United States v. McIlvaine
This text of 56 F. App'x 407 (United States v. McIlvaine) is published on Counsel Stack Legal Research, covering Court of Appeals for the Ninth Circuit primary law. Counsel Stack provides free access to over 12 million legal documents including statutes, case law, regulations, and constitutions.
Opinion
MEMORANDUM
Alan Gordon McIlvaine appeals the district court’s order revoking his supervised release and sentencing him to ten months of imprisonment followed by 26 months of supervised release. McIlvaine’s attorney has filed a brief pursuant to Anders v. California, 386 U.S. 738, 87 S.Ct. 1396, 18 L.Ed.2d 493 (1967), and has moved to withdraw as counsel of record.

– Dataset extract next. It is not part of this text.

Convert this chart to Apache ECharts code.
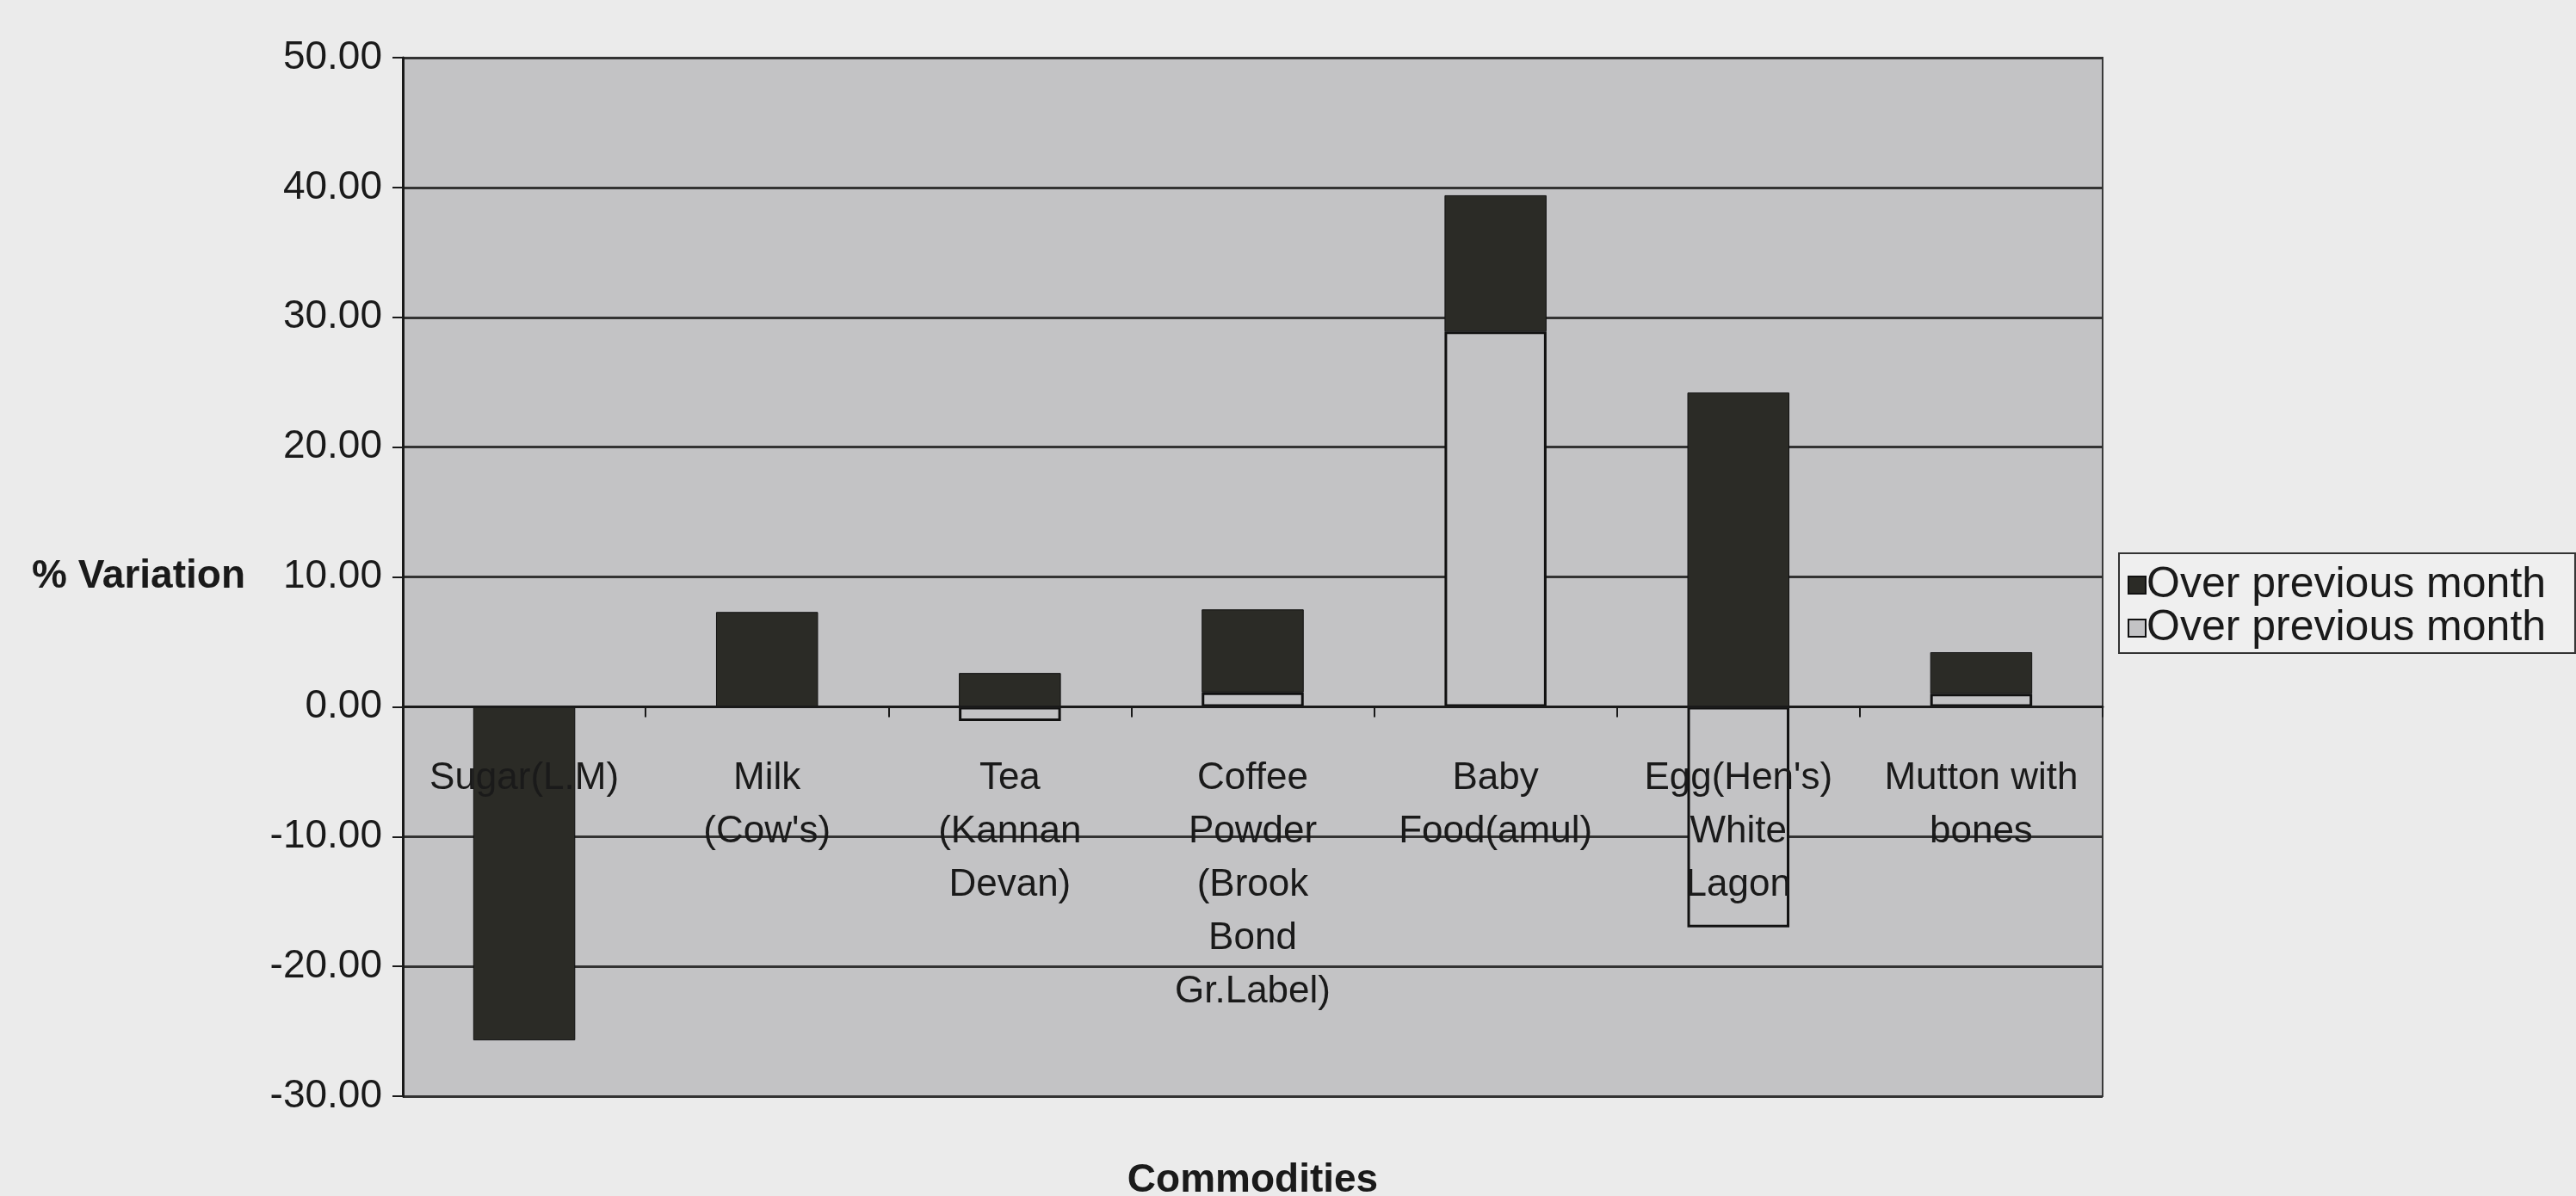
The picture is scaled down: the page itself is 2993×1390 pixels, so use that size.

McIlvaine requests appointment of new counsel and raises the issue whether the district court erred by imposing an additional term of supervised release. We have jurisdiction pursuant to 28 U.S.C. § 1291, and we affirm.
Because McIlvaine’s ten month prison term is less that the maximum term authorized under 18 U.S.C. § 3583(e)(3), the district court did not err by imposing an additional term of supervised release. See 18 U.S.C. §§ 3583(h) and (e)(3); United States v. Cade, 236 F.3d 463, 465-66 (9th Cir .2000).
Our independent review of the record pursuant to Penson v. Ohio, 488 U.S. 75, 109 S.Ct. 346, 102 L.Ed.2d 300 (1988), discloses no arguable issues. We therefore grant counsel’s motion to withdraw, and deny appellant’s pro se request for appointment of new counsel.
AFFIRMED.
This disposition is not appropriate for publication and may not be cited to or by the [408]*408courts of this circuit except as may be provided by Ninth Circuit Rule 36-3.